▶ [JOB] All of the data should be repeated exactly; pictures are not part of the copy.

▶ [SUPPLIED DATA]

————————

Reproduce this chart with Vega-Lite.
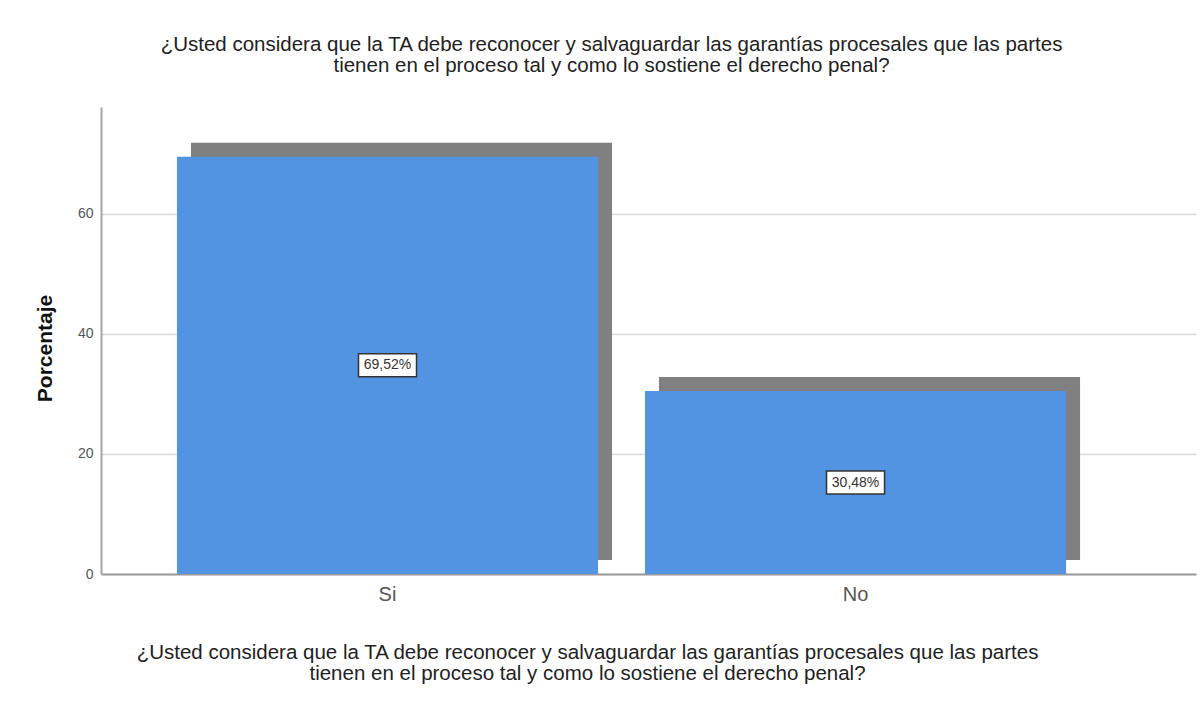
{
  "$schema": "https://vega.github.io/schema/vega-lite/v6.json",
  "autosize": "none",
  "width": 1095,
  "height": 467,
  "padding": {"left": 101, "top": 107, "right": 8, "bottom": 137},
  "background": "white",
  "config": {"font": "Liberation Sans", "view": {"stroke": null}},
  "title": {
    "text": ["¿Usted considera que la TA debe reconocer y salvaguardar las garantías procesales que las partes", "tienen en el proceso tal y como lo sostiene el derecho penal?"],
    "fontSize": 20.5,
    "fontWeight": "normal",
    "color": "#222222",
    "anchor": "middle",
    "frame": "group",
    "dx": -37,
    "offset": 31,
    "lineHeight": 21
  },
  "data": {
    "values": [
      {"respuesta": "Si", "porcentaje": 69.52, "etiqueta": "69,52%"},
      {"respuesta": "No", "porcentaje": 30.48, "etiqueta": "30,48%"}
    ]
  },
  "encoding": {
    "x": {
      "field": "respuesta",
      "type": "nominal",
      "sort": ["Si", "No"],
      "scale": {"paddingInner": 0.1004, "paddingOuter": 0.22, "align": 0.369},
      "axis": {
        "title": ["¿Usted considera que la TA debe reconocer y salvaguardar las garantías procesales que las partes", "tienen en el proceso tal y como lo sostiene el derecho penal?"],
        "titleFontSize": 20.5,
        "titleFontWeight": "normal",
        "titleColor": "#222222",
        "titleLineHeight": 21,
        "titleX": 486,
        "titleY": 68,
        "titleAlign": "center",
        "titleBaseline": "top",
        "labelAngle": 0,
        "labelFontSize": 20,
        "labelColor": "#555555",
        "labelPadding": 10,
        "ticks": false,
        "domainColor": "#9a9a9a",
        "domainWidth": 2,
        "grid": false
      }
    }
  },
  "layer": [
    {
      "encoding": {
        "y": {
          "field": "porcentaje",
          "type": "quantitative",
          "scale": {"domain": [0, 77.8], "nice": false},
          "axis": {
            "title": "Porcentaje",
            "titleFontSize": 21,
            "titleFontWeight": "bold",
            "titleColor": "#111111",
            "titleX": -56,
            "titleY": 241,
            "titleAlign": "center",
            "titleBaseline": "middle",
            "values": [0, 20, 40, 60],
            "labelFontSize": 14,
            "labelColor": "#555555",
            "labelPadding": 8,
            "ticks": false,
            "domainColor": "#a6a6a6",
            "domainWidth": 2,
            "grid": true,
            "gridColor": "#dadada",
            "gridWidth": 1.5
          }
        }
      },
      "layer": [
        {"mark": {"type": "bar", "color": "#808080", "xOffset": 14, "yOffset": -14, "y2Offset": -14}},
        {"mark": {"type": "bar", "color": "#5294e2"}}
      ]
    },
    {
      "layer": [
        {
          "mark": {"type": "point", "shape": "M-1,-0.397H1V0.397H-1Z", "size": 3364, "filled": true, "fill": "white", "stroke": "#333333", "strokeWidth": 1.5, "opacity": 1}
        },
        {
          "mark": {"type": "text", "fontSize": 14, "color": "#333333"},
          "encoding": {"text": {"field": "etiqueta"}}
        }
      ],
      "encoding": {
        "y": {"field": "porcentaje", "type": "quantitative", "scale": {"domain": [0, 155.6], "nice": false}, "axis": null}
      }
    }
  ],
  "resolve": {"scale": {"y": "independent"}}
}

————————

▶ [WORKED ANSWER]
Reproduce this chart with Vega-Lite.
{
  "$schema": "https://vega.github.io/schema/vega-lite/v6.json",
  "autosize": "none",
  "width": 1095,
  "height": 467,
  "padding": {"left": 101, "top": 107, "right": 8, "bottom": 137},
  "background": "white",
  "config": {"font": "Liberation Sans", "view": {"stroke": null}},
  "title": {
    "text": ["¿Usted considera que la TA debe reconocer y salvaguardar las garantías procesales que las partes", "tienen en el proceso tal y como lo sostiene el derecho penal?"],
    "fontSize": 20.5,
    "fontWeight": "normal",
    "color": "#222222",
    "anchor": "middle",
    "frame": "group",
    "dx": -37,
    "offset": 31,
    "lineHeight": 21
  },
  "data": {
    "values": [
      {"respuesta": "Si", "porcentaje": 69.52, "etiqueta": "69,52%"},
      {"respuesta": "No", "porcentaje": 30.48, "etiqueta": "30,48%"}
    ]
  },
  "encoding": {
    "x": {
      "field": "respuesta",
      "type": "nominal",
      "sort": ["Si", "No"],
      "scale": {"paddingInner": 0.1004, "paddingOuter": 0.22, "align": 0.369},
      "axis": {
        "title": ["¿Usted considera que la TA debe reconocer y salvaguardar las garantías procesales que las partes", "tienen en el proceso tal y como lo sostiene el derecho penal?"],
        "titleFontSize": 20.5,
        "titleFontWeight": "normal",
        "titleColor": "#222222",
        "titleLineHeight": 21,
        "titleX": 486,
        "titleY": 68,
        "titleAlign": "center",
        "titleBaseline": "top",
        "labelAngle": 0,
        "labelFontSize": 20,
        "labelColor": "#555555",
        "labelPadding": 10,
        "ticks": false,
        "domainColor": "#9a9a9a",
        "domainWidth": 2,
        "grid": false
      }
    }
  },
  "layer": [
    {
      "encoding": {
        "y": {
          "field": "porcentaje",
          "type": "quantitative",
          "scale": {"domain": [0, 77.8], "nice": false},
          "axis": {
            "title": "Porcentaje",
            "titleFontSize": 21,
            "titleFontWeight": "bold",
            "titleColor": "#111111",
            "titleX": -56,
            "titleY": 241,
            "titleAlign": "center",
            "titleBaseline": "middle",
            "values": [0, 20, 40, 60],
            "labelFontSize": 14,
            "labelColor": "#555555",
            "labelPadding": 8,
            "ticks": false,
            "domainColor": "#a6a6a6",
            "domainWidth": 2,
            "grid": true,
            "gridColor": "#dadada",
            "gridWidth": 1.5
          }
        }
      },
      "layer": [
        {"mark": {"type": "bar", "color": "#808080", "xOffset": 14, "yOffset": -14, "y2Offset": -14}},
        {"mark": {"type": "bar", "color": "#5294e2"}}
      ]
    },
    {
      "layer": [
        {
          "mark": {"type": "point", "shape": "M-1,-0.397H1V0.397H-1Z", "size": 3364, "filled": true, "fill": "white", "stroke": "#333333", "strokeWidth": 1.5, "opacity": 1}
        },
        {
          "mark": {"type": "text", "fontSize": 14, "color": "#333333"},
          "encoding": {"text": {"field": "etiqueta"}}
        }
      ],
      "encoding": {
        "y": {"field": "porcentaje", "type": "quantitative", "scale": {"domain": [0, 155.6], "nice": false}, "axis": null}
      }
    }
  ],
  "resolve": {"scale": {"y": "independent"}}
}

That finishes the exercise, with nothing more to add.